Cada hombre, al venir al mundo, tiene una misión, algo así como un encargo. La misión de Juan, el Bautista, fue la de embajador acreditado de Dios, testigo oficial de la Luz, del Mesías. Porque, aunque parezca paradójico, Jesús necesitaba un testigo, una luz que le iluminase ya que venía con tanta humildad, revestido de hombre, que iba a ser difícil reconocerle. De ahí la misión de Juan: dar fe de Jesús como Cristo, el Mesías. Para que Jesús fuera creído, a pesar de que su vida y doctrina no iba a ser como la esperaban los judíos de su tiempo. Pero Juan no era la Luz esperada: lo aclaró porque el brillo de su austeridad era tanto que deslumbraba y podía confundir.
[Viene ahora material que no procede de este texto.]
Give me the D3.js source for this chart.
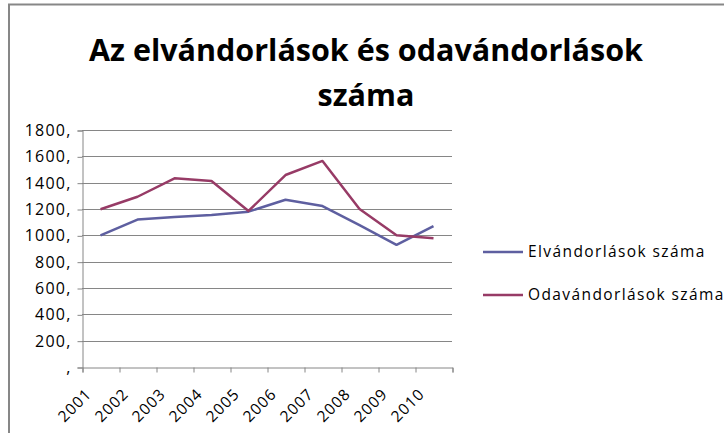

Y Juan dijo que era sólo una voz, una voz como símbolo de humillación. Soplo que se disipa, sonido fugaz, en contraposición a Jesús, Palabra eterna. Voz, no mera interiorización. Para que entendamos los cristianos que no basta ser católicos en nuestro interior, sino que debe ser reflejo, eco. Voz que clama y exige. Que grita en el desierto, ese desierto que es la tierra, infértil, tierra desolada. Pero también Desierto, tierra apta para la penitencia, para la purificación de los pecados. Desde Juan, el desierto será tierra para convertir los corazones, para cambiar de vida y para permanecer en unión con Dios. Desierto, en el Antiguo Testamento, maldición. A partir de Juan, bendición.

Viniendo de este desierto, se ve claro que el bautismo de Juan fuera de agua, para lavar los pecados con vistas al perdón de Dios. Era como el certificado del arrepentimiento del hombre que se presta al bautismo. Y era preparación del Bautismo de Cristo.